Crossbow featured pulse-pounding gameplay and was perhaps the first game to use all digitized sound and music , courtesy of newcomer Ken Nicholson
 

[Ken Nicholson] "During high school in Cupertino I was one of six nerds invited to join the extracurricular computer club. The club was an experiment run by a math teacher and he managed to get computer equipment donated from HP. I liked experimenting with natural-language parsing programs -- the kind of thing Siri does.
            Myself and another one of the computer club members somehow managed to get volunteer jobs apprenticing for software engineers at NASA Ames Research Center in Mountain View. Another computer club member met Steve Wozniak on the bus and he and another club member ended up being one of Apple's founders."

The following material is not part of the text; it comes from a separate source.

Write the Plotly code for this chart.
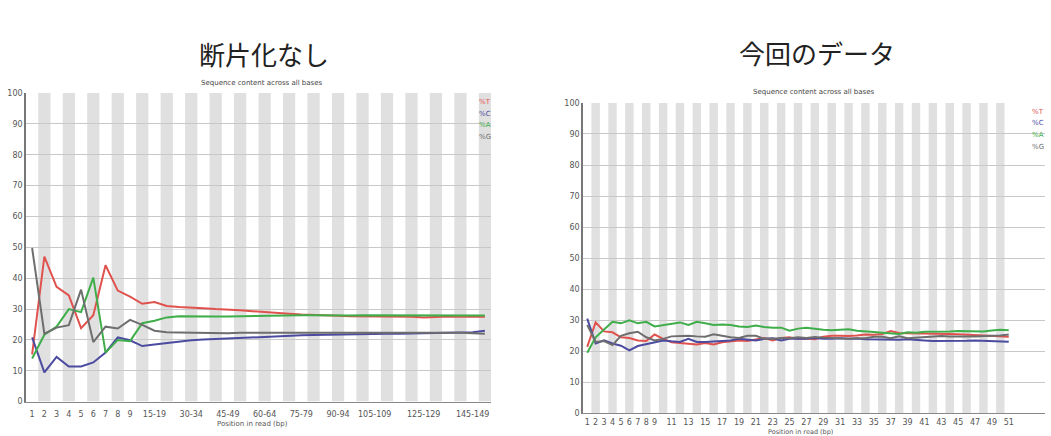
import plotly.graph_objects as go

# ---------------- data ----------------
cats_left = [str(i) for i in range(1, 10)] + [f"{a}-{a+4}" for a in range(10, 150, 5)] + ["150-151"]
ticks_left = ["1", "2", "3", "4", "5", "6", "7", "8", "9", "15-19", "30-34", "45-49",
              "60-64", "75-79", "90-94", "105-109", "125-129", "145-149"]

t_left = [15.3, 47.0, 37.2, 34.4, 23.8, 28.0, 44.2, 36.0, 34.0, 31.7, 32.3, 31.0, 30.7, 30.6, 30.3,
          30.0, 29.9, 29.6, 29.3, 29.1, 28.9, 28.5, 28.2, 28.0, 27.9, 27.8, 27.7, 27.7, 27.6, 27.7,
          27.7, 27.5, 27.3, 27.5, 27.6, 27.5, 27.6, 27.5]
c_left = [20.8, 9.5, 14.5, 11.4, 11.4, 12.7, 15.9, 20.8, 19.9, 18.0, 18.5, 19.0, 19.6, 19.9, 20.1,
          20.3, 20.5, 20.6, 20.8, 21.0, 21.1, 21.3, 21.5, 21.6, 21.7, 21.8, 21.9, 21.9, 22.0, 22.0,
          22.0, 22.1, 22.1, 22.1, 22.2, 22.3, 22.5, 23.0]
a_left = [14.0, 21.7, 24.3, 30.0, 29.0, 40.2, 15.9, 20.0, 19.6, 25.4, 26.2, 27.3, 27.7, 27.6, 27.7,
          27.6, 27.6, 27.7, 27.8, 27.8, 27.9, 27.9, 28.0, 28.0, 27.9, 28.0, 27.9, 28.0, 28.0, 28.0,
          28.1, 28.0, 28.1, 28.0, 28.0, 28.1, 28.0, 27.9]
g_left = [49.8, 22.0, 24.0, 24.8, 36.3, 19.3, 24.3, 23.7, 26.5, 24.9, 23.0, 22.5, 22.4, 22.3, 22.2,
          22.3, 22.2, 22.3, 22.3, 22.3, 22.4, 22.4, 22.4, 22.4, 22.5, 22.5, 22.4, 22.5, 22.4, 22.4,
          22.4, 22.4, 22.3, 22.4, 22.3, 22.3, 22.2, 22.0]

cats_right = [str(i) for i in range(1, 52)]
ticks_right = [str(i) for i in range(1, 10)] + [str(i) for i in range(11, 52, 2)]

t_right = [21.4, 29.3, 26.4, 26.1, 24.5, 24.3, 23.5, 23.3, 25.4, 24.0, 22.9, 22.6, 22.4, 22.2, 22.7,
           22.2, 22.9, 23.2, 23.5, 23.3, 23.7, 24.3, 23.5, 24.3, 24.5, 24.0, 24.1, 23.9, 24.7, 25.0,
           25.0, 24.9, 25.1, 25.4, 25.3, 25.6, 26.5, 25.9, 25.8, 25.8, 25.7, 25.7, 25.6, 25.6, 25.5,
           25.4, 25.3, 25.2, 25.0, 24.8, 24.7]
c_right = [30.5, 22.5, 23.5, 22.5, 21.8, 20.3, 21.7, 22.3, 23.0, 23.5, 23.2, 23.0, 24.0, 23.0, 23.0,
           23.1, 23.3, 23.5, 24.0, 23.7, 23.5, 24.0, 24.2, 23.5, 24.0, 24.1, 24.0, 24.3, 24.0, 24.0,
           24.2, 24.0, 24.1, 23.9, 23.8, 23.7, 23.6, 23.7, 23.9, 23.8, 23.5, 23.3, 23.3, 23.2, 23.3,
           23.4, 23.5, 23.4, 23.3, 23.2, 23.1]
a_right = [19.5, 24.5, 27.0, 29.5, 29.0, 30.0, 29.0, 29.5, 28.0, 28.5, 29.0, 29.3, 28.5, 29.5, 29.0,
           28.5, 28.6, 28.5, 28.0, 27.8, 28.3, 27.8, 27.6, 27.6, 26.6, 27.3, 27.6, 27.2, 26.9, 26.8,
           26.9, 27.1, 26.6, 26.5, 26.2, 26.0, 25.7, 25.6, 26.1, 26.0, 26.3, 26.3, 26.2, 26.4, 26.5,
           26.4, 26.4, 26.4, 26.7, 26.9, 26.8]
g_right = [28.5, 23.0, 23.3, 22.0, 25.0, 25.8, 26.3, 24.5, 23.5, 24.0, 24.8, 25.0, 25.0, 24.8, 24.7,
           25.5, 25.0, 24.5, 24.3, 25.0, 25.0, 24.0, 24.0, 24.3, 24.2, 24.5, 24.3, 24.6, 24.4, 24.3,
           24.0, 24.0, 24.2, 24.2, 24.7, 24.7, 24.2, 24.8, 24.2, 24.4, 24.5, 24.7, 24.9, 24.8, 24.7,
           24.8, 24.8, 25.0, 25.0, 25.1, 25.4]

series_names = ["%T", "%C", "%A", "%G"]
series_colors = ["#e0524e", "#4b4ba0", "#3fae4a", "#6e6e6e"]

main_titles = ["断片化なし", "今回のデータ"]
sub_title = "Sequence content across all bases"
x_title = "Position in read (bp)"

# ---------------- figure ----------------
W, H = 1051, 436
def px(x):
    return x / W
def py(y):
    return 1 - y / H

fig = go.Figure()

panels = [
    dict(cats=cats_left, ticks=ticks_left, data=[t_left, c_left, a_left, g_left],
         xa="x", ya="y", xdom=[px(26), px(491)], ydom=[py(406), py(91)],
         xextra=0.0, title_xy=(264, 51), sub_xy=(262, 81), xt_xy=(252, 429), leg_x=477, leg_y=100,
         standoff=5, xt_size=7),
    dict(cats=cats_right, ticks=ticks_right, data=[t_right, c_right, a_right, g_right],
         xa="x2", ya="y2", xdom=[px(583), px(1045)], ydom=[py(418), py(101)],
         xextra=3.8, title_xy=(817, 50), sub_xy=(814, 90), xt_xy=(800, 437.5), leg_x=1030, leg_y=110,
         standoff=1, xt_size=6.5),
]

shapes = []
annotations = []
for k, p in enumerate(panels):
    for name, col, vals in zip(series_names, series_colors, p["data"]):
        fig.add_trace(go.Scatter(x=p["cats"], y=vals, mode="lines", name=name,
                                 line=dict(color=col, width=2), xaxis=p["xa"], yaxis=p["ya"],
                                 showlegend=False))
    # alternating grey stripes
    for i in range(len(p["cats"])):
        if i % 2 == 1:
            shapes.append(dict(type="rect", xref=p["xa"], yref=p["ya"], x0=i - 0.5, x1=i + 0.5,
                               y0=0, y1=100, fillcolor="#e0e0e0", line=dict(width=0), layer="below"))
    suffix = "" if k == 0 else "2"
    n = len(p["cats"])
    fig.update_layout(**{
        "xaxis" + suffix: dict(domain=p["xdom"], anchor=p["ya"], type="category",
                               categoryorder="array", categoryarray=p["cats"],
                               range=[-0.5, n - 0.5 + p["xextra"]],
                               tickvals=p["ticks"], ticktext=p["ticks"], tickangle=0,
                               ticklabelstandoff=p["standoff"],
                               showgrid=False, zeroline=False, showline=True, linecolor="#888888",
                               linewidth=1, ticks="", tickfont=dict(family="DejaVu Sans", size=8, color="#555555")),
        "yaxis" + suffix: dict(domain=p["ydom"], anchor=p["xa"], range=[0, 100], dtick=10,
                               showgrid=True, gridcolor="#c8c8c8", gridwidth=1, zeroline=False,
                               showline=True, linecolor="#777777", linewidth=1.5, ticks="",
                               tickfont=dict(family="DejaVu Sans", size=8, color="#555555")),
    })
    annotations.append(dict(text=main_titles[k], x=px(p["title_xy"][0]), y=py(p["title_xy"][1]),
                            xref="paper", yref="paper", showarrow=False, xanchor="center", yanchor="middle",
                            font=dict(family="Noto Sans CJK JP", size=26, color="#222222")))
    annotations.append(dict(text=sub_title, x=px(p["sub_xy"][0]), y=py(p["sub_xy"][1]),
                            xref="paper", yref="paper", showarrow=False, xanchor="center", yanchor="middle",
                            font=dict(family="DejaVu Sans", size=7, color="#444444")))
    annotations.append(dict(text=x_title, x=px(p["xt_xy"][0]), y=py(p["xt_xy"][1]),
                            xref="paper", yref="paper", showarrow=False, xanchor="center", yanchor="middle",
                            font=dict(family="DejaVu Sans", size=p["xt_size"], color="#555555")))
    for j, (name, col) in enumerate(zip(series_names, series_colors)):
        annotations.append(dict(text=name, x=px(p["leg_x"]), y=py(p["leg_y"] + 12 * j),
                                xref="paper", yref="paper", showarrow=False, xanchor="left", yanchor="middle",
                                font=dict(family="DejaVu Sans", size=7, color=col)))

fig.update_layout(width=W, height=H, margin=dict(l=0, r=0, t=0, b=0),
                  paper_bgcolor="white", plot_bgcolor="white",
                  shapes=shapes, annotations=annotations, showlegend=False)

fig.write_html("out.html", config={"displayModeBar": False},
               post_script="document.body.style.margin='0';document.body.style.padding='0';document.body.style.overflow='hidden';")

…during college I landed a job as an IT engineer for a small credit union. When that job ended I started my own software consulting business called Syntax. (A friend wisecracked: "They're taxing that now?")…
            My business was based in Eureka, CA. Business was good but I decided that I was missing out on the video game boom and the legendary $100K+ salaries that video game developers were getting in Silicon Valley. So I relocated to Mountain View to try to break into the video game business.
            Though I did take a few computer science and electronics classes in college, my major was theatre. I studied lighting, sound design and acting. It turned out these skills were particularly useful in the game industry.

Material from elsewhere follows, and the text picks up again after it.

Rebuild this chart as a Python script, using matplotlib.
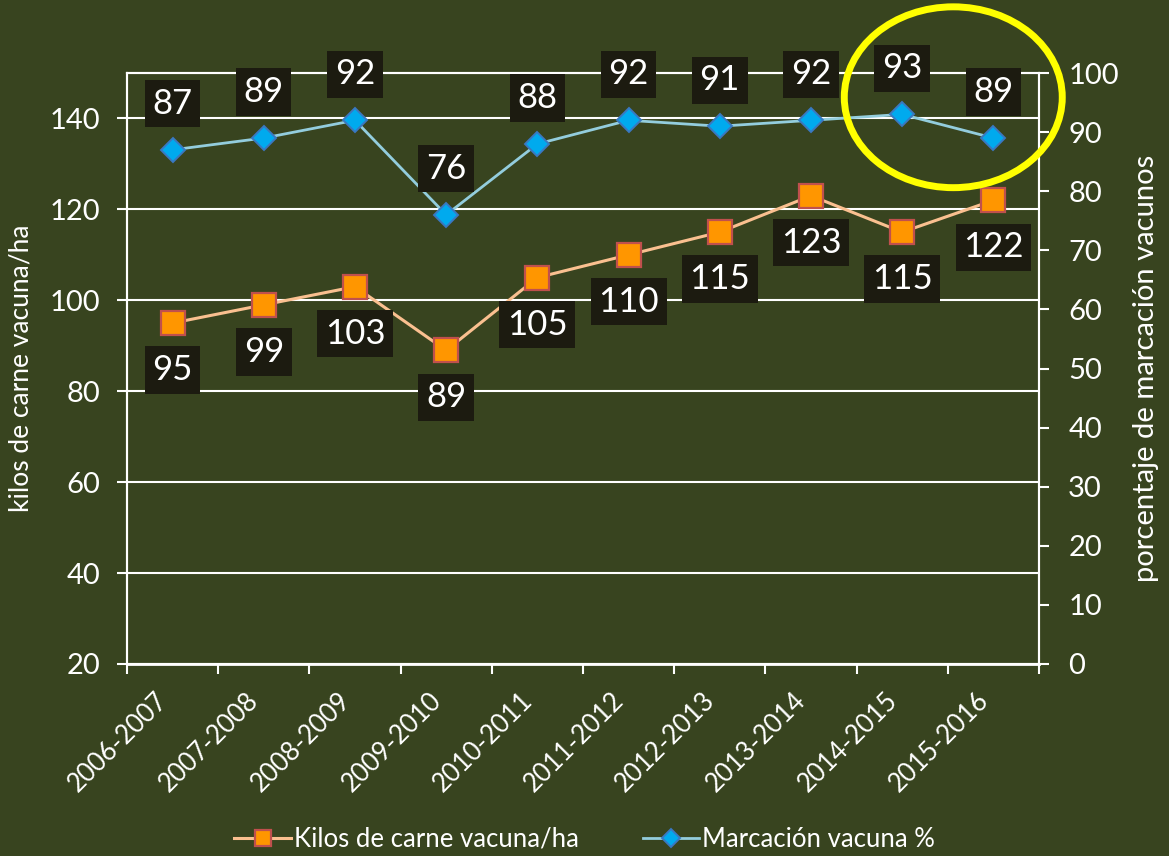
import matplotlib
matplotlib.use("Agg")
import matplotlib.pyplot as plt
from matplotlib.patches import Ellipse
import numpy as np

plt.rcParams["font.family"] = ["Lato", "DejaVu Sans"]

# data
seasons = ["2006-2007", "2007-2008", "2008-2009", "2009-2010", "2010-2011",
           "2011-2012", "2012-2013", "2013-2014", "2014-2015", "2015-2016"]
kilos_ha = [95, 99, 103, 89, 105, 110, 115, 123, 115, 122]
marcacion = [87, 89, 92, 76, 88, 92, 91, 92, 93, 89]

BG = "#38441f"
BOX = "#1c1b10"
ORANGE_LINE = "#fac090"
ORANGE_FACE = "#ff9600"
ORANGE_EDGE = "#c0504d"
BLUE_LINE = "#93cddd"
BLUE_FACE = "#00aaee"
BLUE_EDGE = "#3a78c0"

fig = plt.figure(figsize=(11.69, 8.56), dpi=100, facecolor=BG)
ax = fig.add_axes([0.1086, 0.2243, 0.7802, 0.6904])
ax.set_facecolor(BG)
ax2 = ax.twinx()
ax2.set_facecolor("none")

x = np.arange(len(seasons))

l1, = ax.plot(x, kilos_ha, "-s", color=ORANGE_LINE, lw=2.2, markersize=17,
              markerfacecolor=ORANGE_FACE, markeredgecolor=ORANGE_EDGE,
              markeredgewidth=1.6, label="Kilos de carne vacuna/ha", zorder=3)
l2, = ax2.plot(x, marcacion, "-D", color=BLUE_LINE, lw=2.0, markersize=12.5,
               markerfacecolor=BLUE_FACE, markeredgecolor=BLUE_EDGE,
               markeredgewidth=1.4, label="Marcación vacuna %", zorder=3)

# value labels in dark boxes (orange below, blue above)
box = dict(boxstyle="square,pad=0.22", facecolor=BOX, edgecolor="none")
for xi, v in zip(x, kilos_ha):
    ax.annotate(str(v), (xi, v), xytext=(0, -47), textcoords="offset pixels",
                ha="center", va="center", color="white", fontsize=25,
                bbox=box, zorder=5)
for xi, v in zip(x, marcacion):
    ax2.annotate(str(v), (xi, v), xytext=(0, 46), textcoords="offset pixels",
                 ha="center", va="center", color="white", fontsize=25,
                 bbox=box, zorder=5, annotation_clip=False)

ax.set_xlim(-0.5, len(seasons) - 0.5)
ax.set_ylim(20, 150)
ax.set_yticks(range(20, 141, 20))
ax2.set_ylim(0, 100)
ax2.set_yticks(range(0, 101, 10))

ax.set_xticks(x)
ax.set_xticklabels(seasons, rotation=45, ha="right", va="top", fontsize=18.5)
ax.set_xticks(np.arange(-0.5, len(seasons)), minor=True)
ax.tick_params(axis="x", which="major", length=0, pad=17, colors="white")
ax.tick_params(axis="x", which="minor", length=7, width=1.5, direction="out",
               color="white")
ax.tick_params(axis="y", length=7, width=1.5, direction="out", pad=12,
               colors="white", labelsize=21)
ax2.tick_params(axis="y", length=7, width=1.5, direction="out", pad=14,
                colors="white", labelsize=21)

ax.yaxis.grid(True, color="white", lw=1.5)
ax.set_axisbelow(True)
for a in (ax, ax2):
    for s in a.spines.values():
        s.set_color("white")
        s.set_linewidth(1.5)
ax.spines["bottom"].set_linewidth(2)

ax.set_ylabel("kilos de carne vacuna/ha", color="white", fontsize=19, labelpad=12)
ax2.set_ylabel("porcentaje de marcación vacunos", color="white", fontsize=21,
               labelpad=10)

# highlight circle around the last two seasons
ring = Ellipse((8.56, 95.9), 2.39, 30.6, fill=False, edgecolor="#ffff00",
               lw=5, clip_on=False, zorder=6)
ax2.add_patch(ring)

fig.legend(handles=[l1, l2], loc="lower center", bbox_to_anchor=(0.5, -0.022),
           ncol=2, frameon=False, fontsize=18.5, labelcolor="white",
           markerscale=0.7, handlelength=2.2, handletextpad=0.1,
           columnspacing=2.5)

fig.savefig("out.png", dpi=100, facecolor=BG)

            The sound digitizing hardware used ADPCM - a compression algorithm developed by Microsoft. While the hardware was state-of-the-art for its time, storage space (especially for music) was limited.
[Ken Nicholson] "One of the weaknesses of the 440 system's audio capability was in music. Digital audio storage space was very limited and there wasn't room to store more than a few notes or phrases of music, with the rest of the space needed for sound effects. If you listen to the soundtrack of those 440 games you'll hear that things that sound like music are actually composed of shorter samples. The bugle call "charge" is an example. Also, some of the sound effects are reused but at a higher sampling rate or played back in reverse.
            For cost reasons the digital audio data was stored on ROMs which were very costly to master. In later games I was asked to reuse surplus ROMs from earlier games. That required some tricky sequencing of digital audio clips to avoid the games from sounding too similar."

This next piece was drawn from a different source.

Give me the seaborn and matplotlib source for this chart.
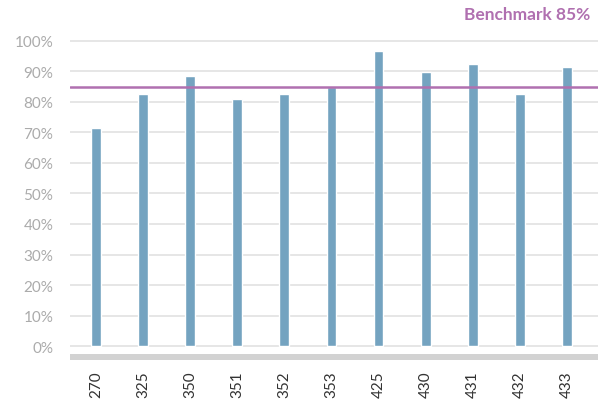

Nicholson turned to a number of interesting sources to create sound effects for Exidy's line of shooting games. 

[Ken Nicholson] "Creating the sounds was a lot of fun. To get the sound of a skeleton exploding I went to a bowling alley and recorded someone bowling a strike. I went to a duck pond to record ducks. Most of the sounds, though, were recorded right in Exidy's offices. The Amazon warrior princess death sound was a slowed-down version of one of our female co-workers' screams. The iconic "You will die" of the Evil Sorcerer in Crossbow was my voice speaking into a metal wastebasket."
Crossbow also featured more RAM than most games at the time with 52 64k RAM chips. This was due to a (wise) decision Howell Ivy and Pete Kauffman had made at the 1982 CES to focus on games with more memory and graphics capabilities rather than pursuing the new laserdisc technology.


[Pete Kauffman] We decided not to go with the laserdisc specifically because of its drawback of the track-to-track access time…Solid-state digital has the advantage of total interaction[4].

Pete Kauffman, Howell Ivy, and Paul Jacobs
 



[1] Play Meter, September 15, 1983
[2] The Kusch’s Korner column in Vending Times reports that Exidy also showed Car Jamboree and Battle Cross at the show but the games were apparently never released by Exidy, though they were released by the somewhat obscure Omori Electric Co.
[3] Play Meter, September 15, 1983
[4] Play Meter, March 1, 1984

1 comment:

  1. Sound on the shooter games was actually not ADPCM but rather CVSD-based, using a pair of Motorola MC3417s and a pair of MC3418s. It was also output in stereo, giving some nice effects depending on where the action was taking place.